Based on pre-release tracking data, Fox executives had predicted the movie would have a $30 million to $35 million opening. Instead, it took in $54.5 million its first weekend, and has now generated more than $150 million in ticket sales.

“They had a great opening because of the Web,” said Sauriol, who adds that if Fox had started promoting the film online a year in advance instead of just several months, “X-Men” would have been an even bigger hit. He praises New Line for getting out of the gate as soon as possible. Of course, that strategy does have its risks. It’s possible all this romancing of die-hard Tolkien fans so far in advance could create unreasonable expectations when the movie opens something many observers say was the case when the much-hyped “Phantom Menace” finally debuted to less-than-stellar reviews. And launching a promotional campaign for a movie years before it opens seems a tad excessive. Is overkill possible?

“Absolutely, it certainly is,” Paddison said. “We can show where you lead the horse to water, but we can’t make it drink.” But he and others point out that the campaign for the general public’s eye won’t start until this year’s holiday season, when the first trailer will be shown in movie theaters around the country. Meanwhile, keeping the Tolkien fanatics as informed as possible is much better than trying to keep them in the dark and risking their wrath.

Creating a community

In promoting the films, New Line recognized early on that there are legions of Tolkien fans who are extremely protective of the novels, which have sold more than 50 million copies and been translated into more than two dozen languages. Dissertations have been written about the Elves, Orcs, Ents and Balrogs that inhabit the world of Middle Earth that Tolkien created in the trilogy and its prequel, “The Hobbit,” published in 1937. There are hundreds of Web sites devoted to the books, their author (an Oxford University professor of Old English who died in 1973), and the characters he created. Rumors that one or more “Lord of the Rings” movies would be made have circulated for years. Needless to say, the announcement that New Line would make the movies and attempt to give them the epic quality of the books was greeted by Tolkien addicts with enthusiasm, but also anxiety over how faithful the adaptation would be. Recognizing that the Internet would fuel all sorts of speculation particularly given that heavy Internet users are from the exact demographic group that tends to be attracted to Tolkien’s novels New Line quickly set up its official Web site in May 1999, even though the films’ production was still months off and no one but the director had signed on to the project. Starting with little more than an online press release, the site has undergone several upgrades and is due for another one in the next few months. Along with the trailer, the site (lordoftherings.net) also offers the opportunity to send in questions to director Jackson, a “Lord of the Rings” history and a chat room. The site also includes the opportunity to download a customized “Lord of the Rings” Internet browser for free, which appears as a separate icon on the user’s computer screen. The downloaded browser creates a “skin,” a border along the edges of the computer screen, that appears every time the user logs on. Within this border are links to the official site and various fan sites chosen by New Line. In addition, everyone with the browser can send instant messages to anyone else with the browser all part of New Line’s attempts to encourage fan enthusiasm. Since the browser debuted in February, New Line has recorded 80,000 installations of it.

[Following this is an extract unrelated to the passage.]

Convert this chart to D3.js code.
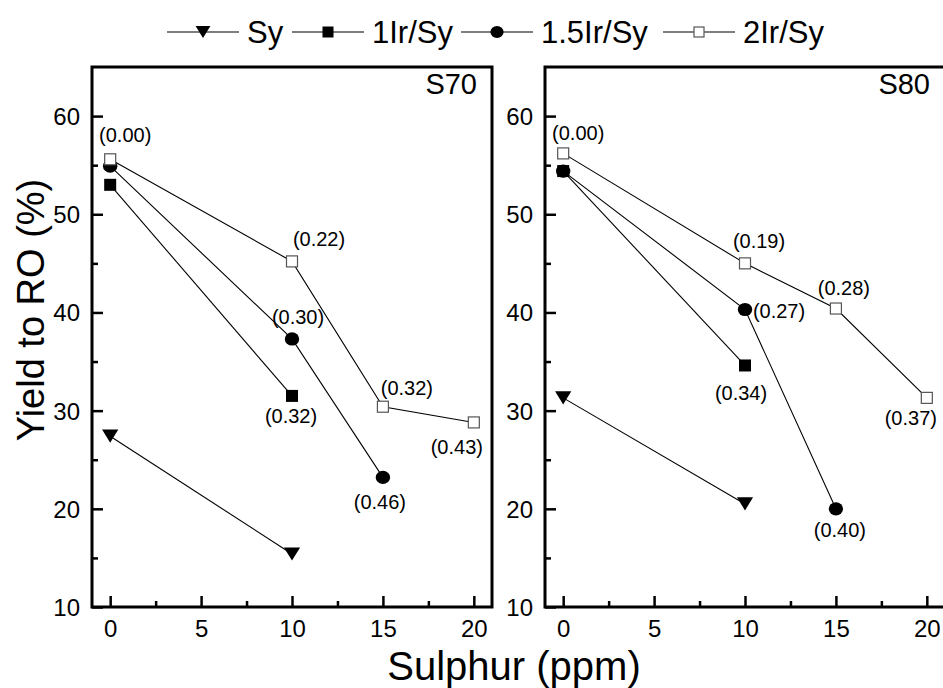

“Lots of times, marketers will discount the core (audience),” Paddison said. “We haven’t. They are much more important because they are the people who are going to go out and promote the film. We are heavily invested in the community around the film. We are turning the spotlight on the fans and encouraging them to create their own content.”

Marketing on the cheap

Perhaps the most important aspect to all of this is how inexpensive it is. Paddison has set up cross-promotional partnerships that have reduced the studio’s costs for its Internet campaign to “almost nothing.” The Internet browser was developed by NeoPlanet Inc., a Phoenix-based software design firm that did the project as a promotional vehicle. The same is true for Apple and Akamai Technologies Inc., which co-hosted the Web trailer. New Line paid for the costs of using the bandwidth, but that was it. “We’ve found partners to work with us for branding opportunities,” Paddison said. “Apple and Akamai took out full-page newspaper ads trumpeting the success (of the trailer). If enables them to be seen as leaders in the entertainment space.”